Macroscopically, splenosis manifests as individual pieces of reddish-blue tissue with variable shape, which can be as few as one and as many as 300, mostly in the abdominal cavity, and varying in size from a few millimeters to as large as 12 cm. Due to the limited blood supply to these nodules, the typical size of splenic implants is usually less than 3 cm. The implants can be separate pieces or connect to other pieces of splenic tissue by a thin stem. Histologically, the regular spleen tissue is made up of red and white pulp, similar to the structure of an accessory spleen.

== Clinical presentation ==
About a decade commonly passes between the injury and the discovery of splenosis. As little as five months and as much as 32 years have been reported. Most people with splenosis have no symptoms, so the splenosis is discovered by chance through screening or in the process of diagnosing another disease. Some people experience symptoms, such as abdominal pain, intestinal obstruction, hemorrhage, or hydronephrosis.
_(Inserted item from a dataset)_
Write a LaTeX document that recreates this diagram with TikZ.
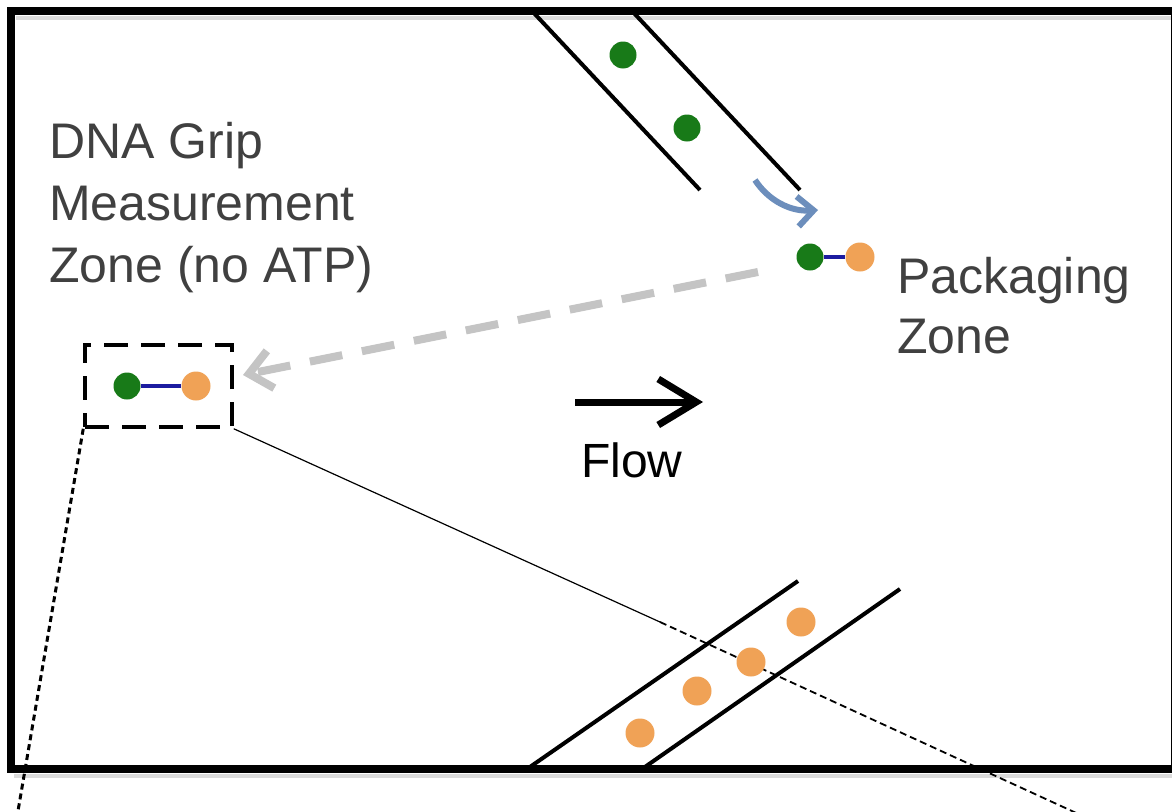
\documentclass[tikz,border=0pt]{standalone}
\usepackage{fontspec}
\newfontfamily\lab{Liberation Sans}
\usetikzlibrary{arrows.meta}
\definecolor{dgreen}{RGB}{24,122,24}
\definecolor{dorange}{RGB}{240,162,86}
\definecolor{dblue}{RGB}{28,28,160}
\definecolor{steel}{RGB}{108,142,188}
\definecolor{lgray}{RGB}{196,196,196}
\definecolor{txtgray}{RGB}{64,64,64}
\tikzset{
  gdot/.style={circle,fill=dgreen,draw=none,minimum size=27pt,inner sep=0pt},
  odot/.style={circle,fill=dorange,draw=none,minimum size=29pt,inner sep=0pt},
  linkbar/.style={draw=dblue,line width=4pt},
  frameline/.style={line width=8pt,black},
  shadowline/.style={line width=4pt,black!14},
  chanline/.style={line width=4pt,black},
  zonebox/.style={draw=black,line width=3.5pt,dash pattern=on 24pt off 13pt,minimum width=147pt,minimum height=82pt,inner sep=0pt},
  grayarrow/.style={draw=lgray,line width=8pt,dash pattern=on 33pt off 20pt,-{Straight Barb[length=22pt,width=38pt]}},
  bluearrow/.style={draw=steel,line width=6pt,-{Straight Barb[length=16pt,width=30pt]}},
  flowarrow/.style={draw=black,line width=7pt,-{Straight Barb[length=38pt,width=46pt]}},
  zoomdot/.style={draw=black,line width=3pt,dash pattern=on 6pt off 4pt},
  zoomsolid/.style={draw=black,line width=1.2pt},
  zoomdash/.style={draw=black,line width=1.8pt,dash pattern=on 7pt off 4pt},
  zonetext/.style={font=\lab\fontsize{50}{60}\selectfont,text=txtgray,inner sep=0pt,anchor=base west},
  flowtext/.style={font=\lab\fontsize{48}{58}\selectfont,text=black,inner sep=0pt,anchor=base west}
}
\begin{document}
\begin{tikzpicture}[x=1pt,y=-1pt]
\useasboundingbox (0,0) rectangle (1172,811);
\fill[white] (0,0) rectangle (1172,811);
% frame shadows
\draw[shadowline] (16,18) -- (1172,18);
\draw[shadowline] (14,776) -- (1172,776);
% frame
\draw[frameline] (11,11) rectangle (1175,769);
% top channel
\coordinate (ta1) at (532,11);
\coordinate (ta2) at (700,190);
\coordinate (tb1) at (632,11);
\coordinate (tb2) at (800,190);
\draw[chanline] (ta1) -- (ta2);
\draw[chanline] (tb1) -- (tb2);
\node[gdot] (g1) at (623,55) {};
\node[gdot] (g2) at (687,128) {};
% bottom channel
\coordinate (ba1) at (527,769);
\coordinate (ba2) at (798,581);
\coordinate (bb1) at (642,769);
\coordinate (bb2) at (900,589);
\draw[chanline] (ba1) -- (ba2);
\draw[chanline] (bb1) -- (bb2);
% zoom lines from box
\node[zonebox] (box) at (158.5,386) {};
\coordinate (zl) at (18,811);
\coordinate (zm) at (660,622);
\coordinate (zr) at (1085,817);
\draw[zoomdot] (box.south west) -- (zl);
\draw[zoomsolid] (box.south east) -- (zm);
\draw[zoomdash] (zm) -- (zr);
% orange dots in bottom channel
\node[odot] (o1) at (640,733) {};
\node[odot] (o2) at (697,691) {};
\node[odot] (o3) at (751,662) {};
\node[odot] (o4) at (801,622) {};
% measured molecule in box
\node[gdot] (bg) at (127,386) {};
\node[odot] (bo) at (196,386) {};
\draw[linkbar] (bg) -- (bo);
% packaging molecule
\node[gdot] (pg) at (810,257) {};
\node[odot] (po) at (860,257) {};
\draw[linkbar] (pg) -- (po);
% blue curved arrow
\coordinate (bs) at (755,180);
\coordinate (be) at (818,210);
\draw[bluearrow] (bs) .. controls (768,200) and (790,212) .. (be);
% gray dashed arrow
\coordinate (gs) at (758,272);
\coordinate (ge) at (243,375);
\draw[grayarrow] (gs) -- (ge);
% flow arrow
\coordinate (fs) at (575,402);
\coordinate (fe) at (703,402);
\draw[flowarrow] (fs) -- (fe);
\node[flowtext] (flow) at (581,477) {Flow};
% texts
\node[zonetext] (d1) at (49,158) {DNA Grip};
\node[zonetext] (d2) at (49,220) {Measurement};
\node[zonetext] (d3) at (49,282) {Zone (no ATP)};
\node[zonetext] (p1) at (897,293) {Packaging};
\node[zonetext] (p2) at (897,353) {Zone};
\end{tikzpicture}
\end{document}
Tissue infarction due to limited blood supply can be a cause of symptomatic splenosis. Symptoms of splenosis affecting the thoracic cavity sometimes include hemoptysis or pleurisy.

== Diagnosis ==
A definitive diagnosis is often made through biopsy and histological examination of the tissue by a pathologist. Multiple implants of splenic tissue can mimic the appearance of some cancerous conditions. This can be clarified through diagnostic imaging (for example, ultrasound, CT scan, and MRI).

In particular, splenosis is differentiated from different forms of lymphoma, metastisized cancers, cancer of the abdomen and pleural tissues, primary kidney or liver tumors, endometriosis or non-cancerous swollen lymph nodes.

== Treatment ==
Treatment of splenosis is often unnecessary, because it is benign and usually asymptomatic. For people experiencing symptoms, the splenic tissue can be removed by surgery.

== Epidemiology ==
Splenosis is slightly more common in males than females, probably due to the greater frequency of physical trauma experienced by men.